The AI chatbots were state-of-the-art in late 2024 when the study was done — so accurate that improving their medical knowledge would be difficult. “The problem was interaction with people,” Mahdi says.

In some cases, chatbots provided incorrect, incomplete or misleading information. But mostly the problem seems to be the way people engaged with the LLMs. People tend to dole out information slowly, instead of giving the whole story at once, Mahdi says. And chatbots can be easily distracted by irrelevant or partial information. Participants sometimes ignored chatbot diagnoses even when they were correct.

Small changes in the way people described the scenarios made a big difference in the chatbot’s response. For instance, two people were describing a subarachnoid hemorrhage, a type of stroke in which blood floods the space between the brain and tissues that cover it. Both participants told GPT-4o about headaches, light sensitivity and stiff necks. One volunteer said they’d “suddenly developed the worst headache ever,” prompting GPT-4o to correctly advise seeking immediate medical attention.

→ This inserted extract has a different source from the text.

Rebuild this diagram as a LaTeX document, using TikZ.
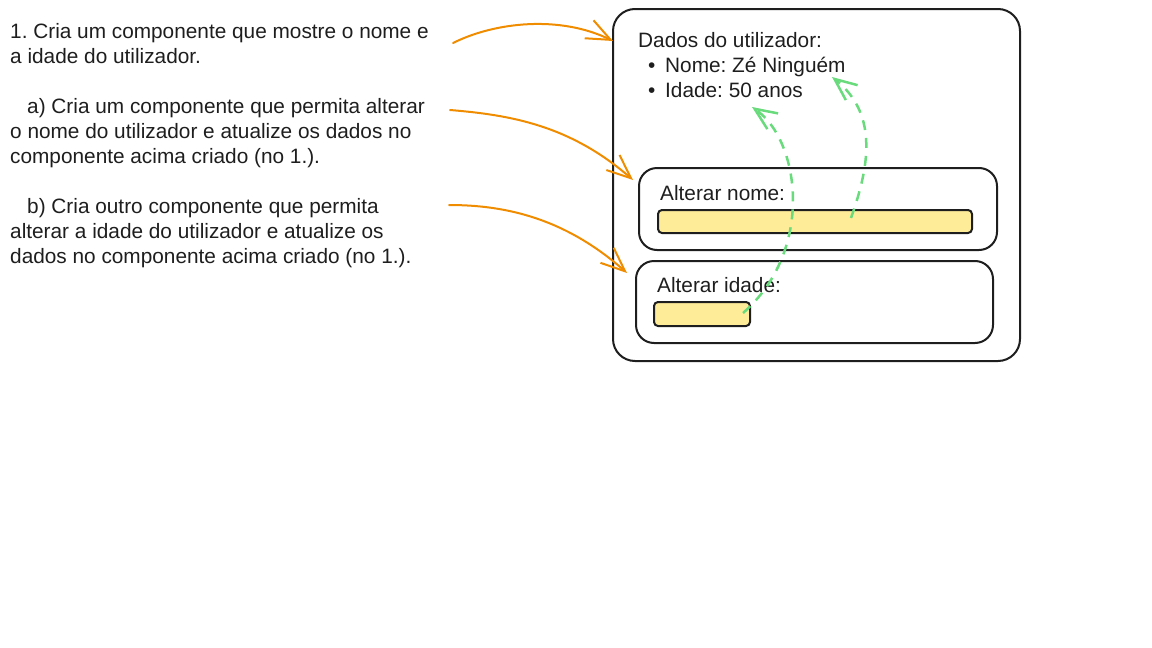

Another volunteer called it a “terrible headache.” GPT-4o suggested that person might have a migraine and should rest in a dark, quiet room — a recommendation that might kill the patient.

Why subtle changes in the description so dramatically changed the response isn’t known, Mahdi says. It’s part of AI’s black box problem in which even its creators can’t follow a model’s reasoning.

Results of the study suggest that “none of the tested language models were ready for deployment in direct patient care,” Mahdi and colleagues say.

Other groups have come to the same conclusion. In a report published January 21, the global nonprofit patient safety organization ECRI listed the use of AI chatbots used for medicine at both ends of the stethoscope as the most significant health technology hazard for 2026. The report cites AI chatbots confidently suggesting erroneous diagnoses, inventing body parts, recommending medical products or procedures that could be dangerous, advising unnecessary tests or treatments and reinforcing biases or stereotypes that can make health disparities worse. Studies have also demonstrated how chatbots can make ethical blunders when used as therapists.

Yet most physicians are now using chatbots in some fashion, such as for transcribing medical records or reviewing test results, says Scott Lucas, ECRI’s vice president for device safety. OpenAI announced ChatGPT for Healthcare and Anthropic launched Claude for Healthcare in January. ChatGPT already fields more than 40 million healthcare questions daily.

And it’s no wonder people turn to chatbots for medical assistance, Lucas says. “They can access billions of data points and aggregate data and put it into a digestible, believable, compelling format that can give you pointed advice on nearly exactly the question that you were asking and do it in a confident way.” But “commercial LLMs are not ready for primetime clinical use. To rely solely on the output of the LLM, that is not safe.”

Eventually both the AI models and users may become sophisticated enough to bridge the communications gap that Mahdi’s study highlights, Lucas says.

The study confirms concerns about safety and reliability of LLMs in patient care that the machine learning community has discussed for a long time, says Michelle Li, a medical AI researcher at Harvard Medical School. This and other studies have illustrated weakness of AI in real medical settings, she says. Li and colleagues published a study February 3 in Nature Medicine suggesting possible improvements in training, testing and implementation of AI models — changes that may make them more reliable in a variety of medical contexts.

Mahdi plans to do additional studies of AI interactions in other languages and over time. The findings may help AI developers design stronger models that people can get accurate answers from, he says.

“The first step is to fix the measuring problem,” Mahdi says. “We haven’t been measuring what matters,” which is how AI performs for real people.